10. For the passion fruit glaze, put the passion fruit juice and sugar in a casserole, and cook until it is slightly thick, (about 12 minutes over medium heat). Add the butter, turn off the heat, and stir. It will thicken more as it cools down.
11. Serve the trigotto on 4 plates.
12. Place the shrimp on top and garnish with some green asparagus and a few edible flowers.
13. Finish with a tablespoon of passion fruit glaze on the sides.
We love to make risotto using Peruvian cereals. This recipe calls for barley, what we know as trigo morón. The name trigotto comes from the combination of this grain (trigo), and risotto. If quinoa is the cereal used, it’s called quinotto.
Serves 4
• 2 tablespoons vegetable oil
• 1 red onion, cut in thin slices
• 3 garlic cloves, mashed
• 2 tablespoons ají amarillo paste (optional)

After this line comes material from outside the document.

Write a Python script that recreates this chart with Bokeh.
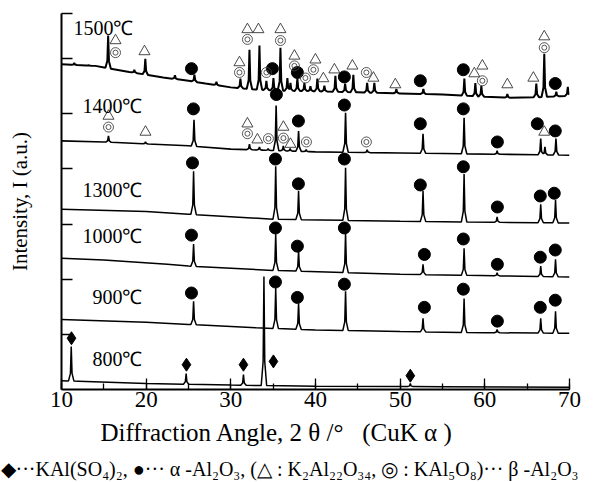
import numpy as np
from bokeh.plotting import figure
from bokeh.models import Label, Title, FixedTicker, SingleIntervalTicker, CustomJSTickFormatter
from bokeh.embed import file_html
from bokeh.resources import INLINE

SERIF = "Liberation Serif"

# ---------------- data (2θ in degrees, intensity in arbitrary offset units) ----------------
temps = ["800℃", "900℃", "1000℃", "1300℃", "1400℃", "1500℃"]
temp_label_x = [19.56, 19.56, 19.56, 19.56, 19.56, 18.5]
temp_label_y = [0.55, 1.67, 2.78, 3.62, 5.15, 6.55]

# 800 ℃
b800_x = [10.0, 12.0, 20.0, 30.0, 40.0, 55.0, 70.0]
b800_y = [0.16, 0.15, 0.11, 0.08, 0.06, 0.05, 0.04]
p800_x = [11.15, 24.72, 31.49, 33.91, 51.2]
p800_y = [0.78, 0.29, 0.27, 2.05, 0.11]

# 900 ℃
b900_x = [10.0, 20.0, 25.0, 33.0, 40.0, 50.0, 60.0, 70.0]
b900_y = [1.27, 1.22, 1.18, 1.12, 1.08, 1.05, 1.03, 1.02]
p900_x = [25.6, 35.3, 38.0, 43.55, 52.7, 57.55, 61.45, 66.6, 68.35]
p900_y = [1.60, 1.84, 1.56, 1.78, 1.29, 1.65, 1.09, 1.29, 1.42]

# 1000 ℃
b1000_x = [10.0, 15.0, 22.5, 25.0, 35.0, 50.0, 70.0]
b1000_y = [2.38, 2.35, 2.27, 2.24, 2.16, 2.09, 2.04]
p1000_x = [25.6, 35.3, 38.0, 43.55, 52.7, 57.55, 61.45, 66.6, 68.35]
p1000_y = [2.64, 2.82, 2.51, 2.84, 2.27, 2.56, 2.12, 2.24, 2.36]

# 1300 ℃
b1300_x = [10.0, 20.0, 25.0, 35.0, 50.0, 70.0]
b1300_y = [3.27, 3.23, 3.18, 3.09, 3.05, 3.02]
p1300_x = [25.6, 35.3, 38.0, 43.55, 52.7, 57.55, 61.45, 66.6, 68.35]
p1300_y = [3.96, 4.05, 3.60, 4.02, 3.60, 3.91, 3.13, 3.36, 3.44]

# 1400 ℃
b1400_x = [10.0, 15.0, 25.0, 30.0, 40.0, 50.0, 70.0]
b1400_y = [4.51, 4.49, 4.42, 4.36, 4.31, 4.29, 4.25]
p1400_x = [15.55, 19.92, 25.65, 32.2, 33.38, 34.4, 35.35, 36.2, 37.0, 38.0, 38.9,
           43.55, 46.1, 52.7, 57.55, 61.45, 66.6, 67.1, 68.4]
p1400_y = [4.60, 4.49, 4.89, 4.45, 4.40, 4.37, 5.15, 4.42, 4.37, 4.69, 4.35,
           5.02, 4.35, 4.64, 4.93, 4.33, 4.55, 4.40, 4.55]

# 1500 ℃
b1500_x = [10.0, 14.0, 18.0, 22.0, 25.0, 27.0, 30.0, 33.0, 36.0, 40.0, 45.0,
           50.0, 55.0, 60.0, 63.0, 66.0, 69.0, 70.0]
b1500_y = [5.90, 5.87, 5.76, 5.66, 5.60, 5.55, 5.48, 5.44, 5.42, 5.41, 5.39,
           5.37, 5.35, 5.31, 5.29, 5.30, 5.32, 5.33]
p1500_x = [11.5, 13.2, 15.51, 18.6, 19.9, 23.4, 25.7, 28.3, 31.13, 32.2, 33.38, 34.2,
           35.03, 35.86, 36.68, 37.04, 37.86, 38.69, 39.4, 40.22, 41.05, 42.35,
           43.5, 44.47, 46.1, 46.95, 49.55, 52.74, 57.58, 58.88, 59.59, 62.66,
           66.08, 67.02, 68.44, 69.8]
p1500_y = [5.92, 5.88, 6.42, 5.80, 6.00, 5.70, 5.71, 5.58, 5.64, 6.16, 6.24, 5.60,
           5.65, 6.20, 5.65, 5.56, 5.64, 5.56, 5.50, 5.64, 5.51, 5.69,
           5.55, 5.71, 5.56, 5.56, 5.45, 5.45, 5.64, 5.56, 5.51, 5.36,
           5.55, 6.09, 5.40, 5.49]

# phase markers: ◆ KAl(SO4)2
dia_x = [11.18, 24.76, 31.49, 35.03, 51.2]
dia_y = [0.93, 0.45, 0.45, 0.51, 0.25]
# ● α-Al2O3
dot_x = [25.35, 35.27, 37.86, 43.41, 52.86, 57.46, 61.48, 66.55, 68.32,
         25.35, 35.27, 37.86, 43.41, 52.86, 57.46, 61.48, 66.55, 68.32,
         25.47, 35.27, 37.98, 43.41, 52.38, 57.46, 61.48, 66.55, 68.20,
         25.58, 35.38, 37.98, 43.41, 52.38, 57.46, 61.48, 66.20, 68.32,
         25.35, 34.91, 37.86, 43.41, 52.38, 57.46, 68.32]
dot_y = [1.75, 1.95, 1.67, 1.91, 1.49, 1.82, 1.24, 1.49, 1.62,
         2.80, 2.93, 2.60, 2.93, 2.45, 2.73, 2.27, 2.40, 2.53,
         4.11, 4.18, 3.73, 4.18, 3.71, 4.04, 3.31, 3.51, 3.56,
         5.09, 5.35, 4.87, 5.16, 4.82, 5.09, 4.49, 4.82, 4.69,
         5.82, 5.82, 5.75, 5.67, 5.60, 5.80, 5.55]
# △ K2Al22O34
tri_x = [15.55, 19.92, 31.96, 33.14, 36.21, 37.04, 67.02,
         16.38, 19.80, 31.02, 31.96, 33.26, 35.86, 37.51, 39.99, 40.93, 42.23,
         44.36, 46.84, 49.43, 58.76, 59.71, 62.66, 65.73, 67.02]
tri_y = [4.96, 4.67, 4.82, 4.53, 4.76, 4.45, 4.67,
         6.33, 6.13, 5.93, 6.53, 6.53, 6.53, 6.05, 5.98, 5.64, 5.80,
         5.87, 5.65, 5.53, 5.73, 5.87, 5.53, 5.65, 6.40]
# ◎ KAl5O8
dbl_x = [15.55, 31.96, 34.44, 36.21, 38.93, 46.01,
         16.38, 31.02, 31.96, 34.20, 35.86, 37.51, 38.81, 39.75, 46.01, 59.71, 67.02]
dbl_y = [4.76, 4.64, 4.55, 4.56, 4.49, 4.49,
         6.11, 5.75, 6.35, 5.75, 6.33, 5.87, 5.65, 5.80, 5.75, 5.60, 6.20]

y_ticks = [1, 2, 3, 4, 5, 6, 6.82]

x_title = "Diffraction Angle, 2 θ /°\u00a0\u00a0\u00a0(CuK α )"
y_title = "Intensity, I (a.u.)"
legend_text = "◆···KAl(SO₄)₂, ●··· α -Al₂O₃, (△ : K₂Al₂₂O₃₄, ◎ : KAl₅O₈)··· β -Al₂O₃"


def pattern(bx, by, px, py, hw=0.32):
    """Polyline through baseline nodes and read peak apexes."""
    xs = list(bx)
    for c in px:
        xs += [c - hw, c - 0.3 * hw, c, c + 0.3 * hw, c + hw]
    xs = np.array(sorted(set([x for x in xs if 10.0 <= x <= 70.0])))
    base = np.interp(xs, bx, by)
    add = np.zeros_like(xs)
    for c, h in zip(px, py):
        b = np.interp(c, bx, by)
        hh = h - b
        shape = np.interp(xs, [c - hw, c - 0.3 * hw, c, c + 0.3 * hw, c + hw],
                          [0, 0.22 * hh, hh, 0.22 * hh, 0], left=0, right=0)
        add = np.maximum(add, shape)
    return xs, base + add


p = figure(width=603, height=482, x_range=(10, 70), y_range=(0, 6.82),
           output_backend="svg", toolbar_location=None,
           min_border_left=61, min_border_right=34, min_border_top=13, min_border_bottom=20)
p.outline_line_color = None
p.grid.visible = False
p.background_fill_color = "white"
p.border_fill_color = "white"

series = [(b800_x, b800_y, p800_x, p800_y, 1.5),
          (b900_x, b900_y, p900_x, p900_y, 1.5),
          (b1000_x, b1000_y, p1000_x, p1000_y, 1.5),
          (b1300_x, b1300_y, p1300_x, p1300_y, 1.5),
          (b1400_x, b1400_y, p1400_x, p1400_y, 1.6),
          (b1500_x, b1500_y, p1500_x, p1500_y, 2.0)]
for bx, by, px, py, lw in series:
    xs, ys = pattern(bx, by, px, py)
    p.line(xs, ys, line_color="black", line_width=lw)

p.scatter(dia_x, dia_y, marker="diamond", size=13, fill_color="black", line_color="black")
p.scatter(dot_x, dot_y, marker="circle", size=12, fill_color="black", line_color="black")
p.scatter(tri_x, tri_y, marker="triangle", size=11, fill_color="white", fill_alpha=0,
          line_color="#333333", line_width=0.9)
p.scatter(dbl_x, dbl_y, marker="circle", size=10, fill_alpha=0, line_color="#444444", line_width=0.9)
p.scatter(dbl_x, dbl_y, marker="circle", size=5, fill_alpha=0, line_color="#444444", line_width=0.9)

for t, lx, ly in zip(temps, temp_label_x, temp_label_y):
    p.add_layout(Label(x=lx, y=ly, text=t, text_align="right", text_baseline="middle",
                       text_font=SERIF, text_font_size="20px", text_color="black"))

# axes
xa = p.xaxis[0]
xa.ticker = SingleIntervalTicker(interval=10, num_minor_ticks=2)
xa.major_tick_in = 11
xa.major_tick_out = 0
xa.minor_tick_in = 6
xa.minor_tick_out = 0
xa.axis_line_width = 2
xa.major_tick_line_width = 1.3
xa.minor_tick_line_width = 1.3
xa.major_label_text_font = SERIF
xa.major_label_text_font_size = "23px"
xa.major_label_text_color = "black"
xa.major_label_standoff = 2

ya = p.yaxis[0]
ya.ticker = FixedTicker(ticks=y_ticks)
ya.formatter = CustomJSTickFormatter(code="return ''")
ya.major_tick_in = 11
ya.major_tick_out = 0
ya.minor_tick_line_color = None
ya.axis_line_width = 2
ya.major_tick_line_width = 1.3
ya.major_label_standoff = 0
ya.axis_label = y_title
ya.axis_label_standoff = 30
ya.axis_label_text_font = SERIF
ya.axis_label_text_font_size = "21px"
ya.axis_label_text_font_style = "normal"
ya.axis_label_text_color = "black"

# x-axis title and the phase legend, placed in the panel below
p.add_layout(Title(text=x_title, align="left", offset=39, standoff=14,
                   text_font=SERIF, text_font_size="25px", text_font_style="normal",
                   text_color="black"), "below")
p.add_layout(Title(text=legend_text, align="left", offset=-61, standoff=6,
                   text_font=SERIF, text_font_size="20px", text_font_style="normal",
                   text_color="black"), "below")

open("out.html", "w").write(file_html(p, INLINE))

• 3 tomatoes, peeled, seeded, and grated
• 1 tablespoon tomato paste
• 3 cups fish broth
• ¼ cup white wine
• 4 cilantro sprigs
• Salt and pepper
• 4 sea bass fillets
Here you have a variation of sudado, a traditional dish from the northern coast of Peru, where it is cooked with chicha de jora, and served with seafood, boiled yucca, or rice. A nice and creamy lima bean puree is also a good side dish.
1. Heat the oil in a saucepan over medium-high heat. Add onion and garlic, stirring from time to time, and cook for 10 minutes. Add ají amarillo paste, tomato, and tomato paste, stirring constantly.
2. Incorporate fish stock, white wine, and the cilantro sprigs, cover the pan, lower the heat, and cook for 15 minutes. Season with salt and pepper.
3. Season the fish fillets and put in the saucepan. Put the lid on and steam the fish in the flavorful broth until the fillets look barely opaque. Be careful and do not overcook them.
4. Serve one piece of fish on each plate, surrounded with the sauce.
Sudados are full of flavor and light, perfect if you want to lose some unwanted pounds.